Four "Returning to Nature Stories"
October 9, 2008
Cactus Wren
Canyon Wren
Welcome to "Bird Is A Verb"'s new home.  For this third anniversary column I'd like to recount four good news stories about getting back to nature and, in deference to Richard Louv, the author of Last Child in the Woods who recently addressed a convention here in the Valley, three of these stories feature kids.  By some accounts Louv's book is a downer because it catalogues how far we've strayed from our species' roots in the natural world.  My stories are uppers.  They spotlight reconnections with that world which still happen even in the scurry of post-modern lives.

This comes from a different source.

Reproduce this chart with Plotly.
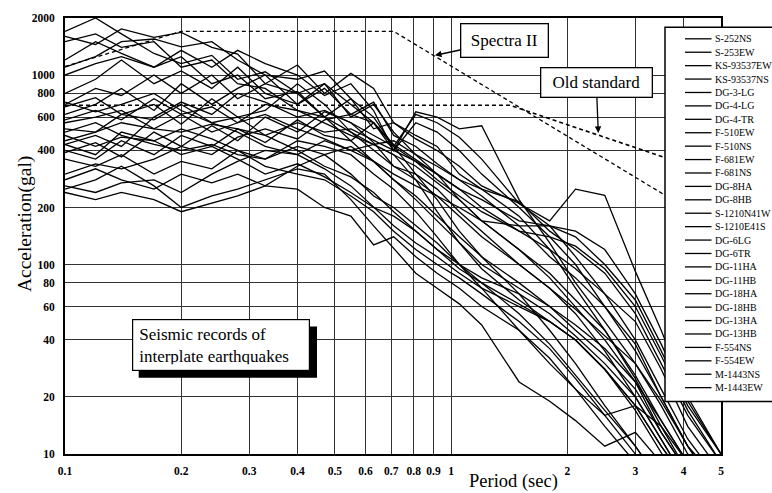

First Story--Our Phoenix grandson, JP Burns, tagged along on many of our birding adventures as soon as he could walk and talk, and the first bird on his Life List was the eared quetzal, a rare and spectacular vagrant from Mexico which famously spent the winter of '96 in Haunted Canyon west of Globe.  Though JP's interest in birding has waned, his love of nature and the outdoors has not.  Now a middle schooler, he is a competitive rock climber and has his own kayak.  Last summer, returning from a river trip to Alaska, the family stopped at the Beringea Interpretive Center in Whitehorse, Yukon, and JP did a workshop where he learned how to design his own atlatl.  An ancient seed flowers in a modern teenager.

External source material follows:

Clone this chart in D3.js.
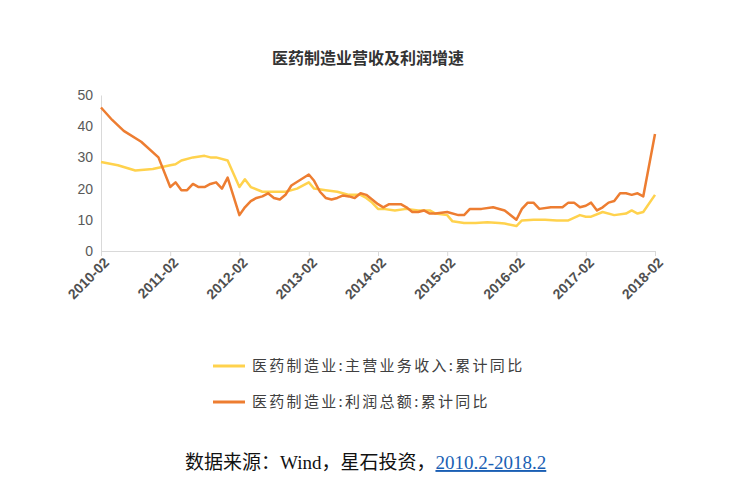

Second Story--Dianne Petro, a reader of this column, remembers walking down a road in Organ Pipe Cactus National Monument with her six year old son well after dark on a camping trip.  Let Dianne tell it:  "As we walked in that velvety blackness that you never encounter in the city he said, 'The stars come right down to the ground!'  And so they did, and we were walking among them!  A connection was definitely made!"  Thanks Dianne.  For sharing a wonderful story but, most importantly, for planting another seed.

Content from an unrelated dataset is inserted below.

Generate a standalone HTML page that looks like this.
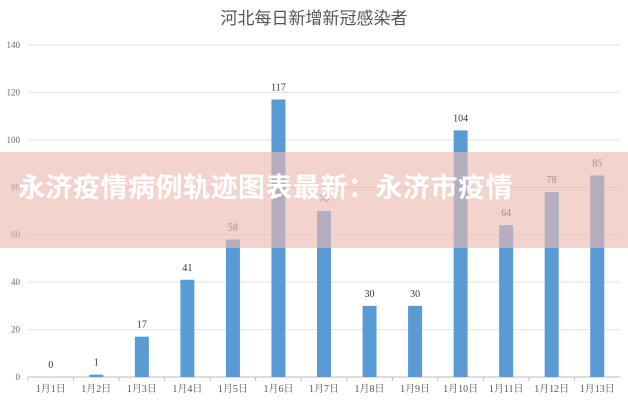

Third Story--I recently led a birdwalk at Boyce Thompson Arboretum.  Among the participants was 11 year old Aster Despain of Chandler, accompanied by his father, David.  Aster was carrying a field guide and looking up each species as we saw it.  When we spotted a singing canyon wren, Aster stopped every adult dead in their tracks, exclaiming "This is better than Disneyland!"  I am not making this up.  David reports Aster hopes to be a "birdologist" when he grows up.

Fourth story--Tom Vezo of Green Valley, arguably the best bird photographer in the country, recently passed away.  He died of a heart attack while hiking in the Rincons in southern Arizona.  I knew Tom well enough to know his "return to nature," untimely though it was, happened exactly as he wished.  I know this because we had this conversation two years ago when I saw him in Texas during spring migration.

Tom's wildlife photography was renowned for drawing viewers into nature and chronicling its cycles of life and death.  How perfect for one whose life work conveyed his love of nature to end that life outdoors doing something he loved.  A seed flowers.  The flower goes back to seed.  A life Richard Louv might have scripted.